Supposing, if you will, that there is only One Life, One Force in the universe, and that is the Force of Love. Some call it God, some call it Goddess, some call it Allah, some call it Life or Beauty. Humanity, all humanity, is an expression of that Beautiful power, which is far greater than a human brain can imagine. Being expressions of the power, what we think, what we believe with all that we are, is what we become and what we experience in our day to day lives. If we believe - on the deepest level - that we are failures, we fail. If we believe we are martyrs, we die a martyr's death. If we believe we are miraculous, we are miraculous.

Rasputin, I think, came to believe he was miraculous. He was. He did stem the blood flow in the little Tsarevich and healed him. He knew he could. He tapped into that power, which is in all of us. But, eventually, he became so puffed up on his own power that he forgot he had simple tapped into something that is in all of us. His arrogance was his undoing; the same power, which had healed Alexei, recoiled on him.

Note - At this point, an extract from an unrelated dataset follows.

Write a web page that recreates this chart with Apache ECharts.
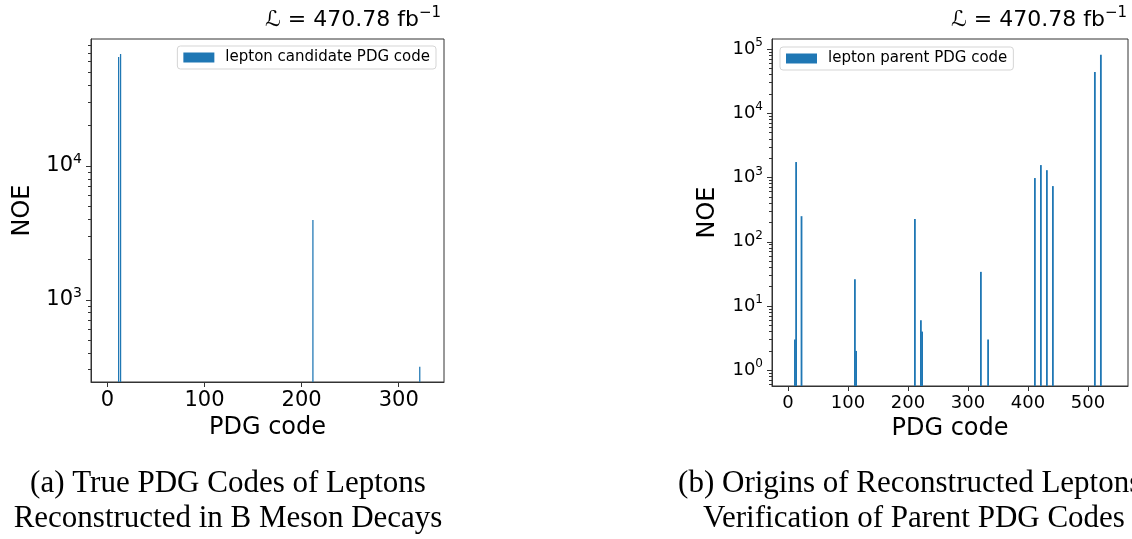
<!DOCTYPE html>
<html>
<head>
<meta charset="utf-8">
<script src="https://cdn.jsdelivr.net/npm/echarts@6/dist/echarts.min.js"></script>
<style>
  html, body { margin: 0; padding: 0; background: #fff; }
  #chart { width: 1132px; height: 539px; }
</style>
</head>
<body>
<div id="chart"></div>
<script>
// (a) lepton candidate PDG codes
const leftCodes = [11, 13, 211, 321];
const leftCounts = [65000, 68500, 3950, 316];

// (b) lepton parent PDG codes
const rightCodes = [11, 13, 22, 111, 113, 211, 221, 223, 321, 333, 411, 421, 431, 441, 511, 521];
const rightCounts = [3, 1740, 250, 26, 2, 225, 6, 4, 34, 3, 980, 1560, 1300, 735, 44000, 81000];

const leftXTicks = [0, 100, 200, 300];
const rightXTicks = [0, 100, 200, 300, 400, 500];
const leftYTicks = [1000, 10000];
const rightYTicks = [1, 10, 100, 1000, 10000, 100000];

const lumiText = 'ℒ = 470.78 fb';
const captionA = ['(a) True PDG Codes of Leptons', 'Reconstructed in B Meson Decays'];
const captionB = ['(b) Origins of Reconstructed Leptons:', 'Verification of Parent PDG Codes'];

const BLUE = '#1f77b4';
const AXIS = '#333';
const FONT = 'DejaVu Sans';

// 2..9 x 10^k inside [lo, hi]
function minorTicks(lo, hi) {
  const out = [];
  for (let e = Math.floor(Math.log10(lo)); e <= Math.ceil(Math.log10(hi)); e++) {
    for (let m = 2; m <= 9; m++) {
      const v = m * Math.pow(10, e);
      if (v >= lo && v <= hi) out.push(v);
    }
  }
  return out;
}

function pairs(xs, ys) {
  return xs.map((x, i) => [x, ys[i]]);
}

function histItem(offset, width) {
  return function (params, api) {
    const x = api.value(0) + offset;
    const top = api.coord([x, api.value(1)]);
    const right = api.coord([x + width, api.value(1)]);
    const cs = params.coordSys;
    const bottom = cs.y + cs.height;
    return {
      type: 'rect',
      shape: { x: top[0], y: top[1], width: right[0] - top[0], height: bottom - top[1] },
      style: { fill: BLUE }
    };
  };
}

function supLabel(size, supSize) {
  return {
    fontFamily: FONT,
    color: '#000',
    formatter: v => '{b|10}{s|' + Math.round(Math.log10(v)) + '}',
    rich: {
      b: { fontSize: size, fontFamily: FONT, lineHeight: size + 6, color: '#000' },
      s: { fontSize: supSize, fontFamily: FONT, lineHeight: supSize, verticalAlign: 'top', color: '#000' }
    }
  };
}

const L = { min: -16.8, max: 346.6, ymin: 243, ymax: 88700 };
const R = { min: -26.7, max: 566.7, ymin: 0.569, ymax: 143000 };

const chart = echarts.init(document.getElementById('chart'), null, { renderer: 'canvas' });

const lumiRich = {
  m: { fontSize: 22, fontFamily: FONT, fontWeight: 'normal', color: '#000', lineHeight: 28 },
  s: { fontSize: 15, fontFamily: FONT, fontWeight: 'normal', color: '#000', lineHeight: 15, verticalAlign: 'top' }
};

function minorAxis(grid, lo, hi) {
  return {
    type: 'log', logBase: 10, gridIndex: grid, min: lo, max: hi, position: 'left',
    axisLine: { show: false, onZero: false },
    axisTick: { show: true, length: 3, customValues: minorTicks(lo, hi), lineStyle: { color: AXIS } },
    axisLabel: { show: false },
    splitLine: { show: false }
  };
}

chart.setOption({
  animation: false,
  backgroundColor: '#fff',
  title: [
    { text: '{m|' + lumiText + '}{s|−1}', right: 686, top: 1, textStyle: { fontWeight: 'normal', rich: lumiRich } },
    { text: '{m|' + lumiText + '}{s|−1}', right: 0, top: 1, textStyle: { fontWeight: 'normal', rich: lumiRich } }
  ],
  legend: [
    {
      data: ['lepton candidate PDG code'],
      right: 696, top: 46,
      itemWidth: 31, itemHeight: 10, icon: 'rect',
      padding: [4, 6, 4, 6],
      borderColor: '#d5d5d5', borderWidth: 1, borderRadius: 3,
      backgroundColor: '#fff',
      textStyle: { fontFamily: FONT, fontSize: 15, color: '#000', padding: [0, 0, 0, 6] }
    },
    {
      data: ['lepton parent PDG code'],
      left: 780, top: 47,
      itemWidth: 31, itemHeight: 10, icon: 'rect',
      padding: [4, 6, 4, 6],
      borderColor: '#d5d5d5', borderWidth: 1, borderRadius: 3,
      backgroundColor: '#fff',
      textStyle: { fontFamily: FONT, fontSize: 15, color: '#000', padding: [0, 0, 0, 6] }
    }
  ],
  grid: [
    { left: 91, top: 39, width: 353, height: 343, show: true, borderColor: AXIS, borderWidth: 1, backgroundColor: 'transparent' },
    { left: 772, top: 39, width: 356, height: 347, show: true, borderColor: AXIS, borderWidth: 1, backgroundColor: 'transparent' }
  ],
  xAxis: [
    {
      type: 'value', gridIndex: 0, min: L.min, max: L.max,
      name: 'PDG code', nameLocation: 'middle', nameGap: 34,
      nameTextStyle: { fontFamily: FONT, fontSize: 24, color: '#000' },
      axisLine: { show: true, onZero: false, lineStyle: { color: AXIS } },
      axisTick: { show: true, length: 5, customValues: leftXTicks, lineStyle: { color: AXIS } },
      axisLabel: { customValues: leftXTicks, fontFamily: FONT, fontSize: 21, color: '#000', margin: 8 },
      splitLine: { show: false }
    },
    {
      type: 'value', gridIndex: 1, min: R.min, max: R.max,
      name: 'PDG code', nameLocation: 'middle', nameGap: 30,
      nameTextStyle: { fontFamily: FONT, fontSize: 24, color: '#000' },
      axisLine: { show: true, onZero: false, lineStyle: { color: AXIS } },
      axisTick: { show: true, length: 5, customValues: rightXTicks, lineStyle: { color: AXIS } },
      axisLabel: { customValues: rightXTicks, fontFamily: FONT, fontSize: 18, color: '#000', margin: 8 },
      splitLine: { show: false }
    }
  ],
  yAxis: [
    {
      type: 'log', logBase: 10, gridIndex: 0, min: L.ymin, max: L.ymax, position: 'left',
      name: 'NOE', nameLocation: 'middle', nameGap: 56,
      nameTextStyle: { fontFamily: FONT, fontSize: 24, color: '#000' },
      axisLine: { show: true, onZero: false, lineStyle: { color: AXIS } },
      axisTick: { show: true, length: 5, customValues: leftYTicks, lineStyle: { color: AXIS } },
      axisLabel: Object.assign({ customValues: leftYTicks, margin: 9 }, supLabel(21, 14)),
      splitLine: { show: false }
    },
    minorAxis(0, L.ymin, L.ymax),
    {
      type: 'log', logBase: 10, gridIndex: 1, min: R.ymin, max: R.ymax, position: 'left',
      name: 'NOE', nameLocation: 'middle', nameGap: 52,
      nameTextStyle: { fontFamily: FONT, fontSize: 24, color: '#000' },
      axisLine: { show: true, onZero: false, lineStyle: { color: AXIS } },
      axisTick: { show: true, length: 5, customValues: rightYTicks, lineStyle: { color: AXIS } },
      axisLabel: Object.assign({ customValues: rightYTicks, margin: 9 }, supLabel(18, 12)),
      splitLine: { show: false }
    },
    minorAxis(1, R.ymin, R.ymax)
  ],
  series: [
    {
      name: 'lepton candidate PDG code', type: 'custom',
      xAxisIndex: 0, yAxisIndex: 0, clip: true,
      itemStyle: { color: BLUE },
      renderItem: histItem(0, 1.3),
      data: pairs(leftCodes, leftCounts)
    },
    {
      name: 'lepton parent PDG code', type: 'custom',
      xAxisIndex: 1, yAxisIndex: 2, clip: true,
      itemStyle: { color: BLUE },
      renderItem: histItem(-1, 3),
      data: pairs(rightCodes, rightCounts)
    }
  ],
  graphic: [
    { type: 'text', x: 228, y: 484, style: { text: captionA[0], fontFamily: 'Liberation Serif', fontSize: 31, fill: '#000', align: 'center', verticalAlign: 'middle' } },
    { type: 'text', x: 228, y: 519, style: { text: captionA[1], fontFamily: 'Liberation Serif', fontSize: 31, fill: '#000', align: 'center', verticalAlign: 'middle' } },
    { type: 'text', x: 914, y: 484, style: { text: captionB[0], fontFamily: 'Liberation Serif', fontSize: 31, fill: '#000', align: 'center', verticalAlign: 'middle' } },
    { type: 'text', x: 914, y: 519, style: { text: captionB[1], fontFamily: 'Liberation Serif', fontSize: 31, fill: '#000', align: 'center', verticalAlign: 'middle' } }
  ]
});
</script>
</body>
</html>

Before the discovery of electricity, no one would have believed that it would be possible to do the things we take for granted today. Imagine if Edison had thought that he was electricity!! I think that is what happened to Rasputin. Rather than knowing he had a gift and had tapped into a mighty force, he thought he was that force. He was not a black magician, nor a saint, nor a sinner. He was simply a man who became bloated on something that wasn't his, and it backfired on him.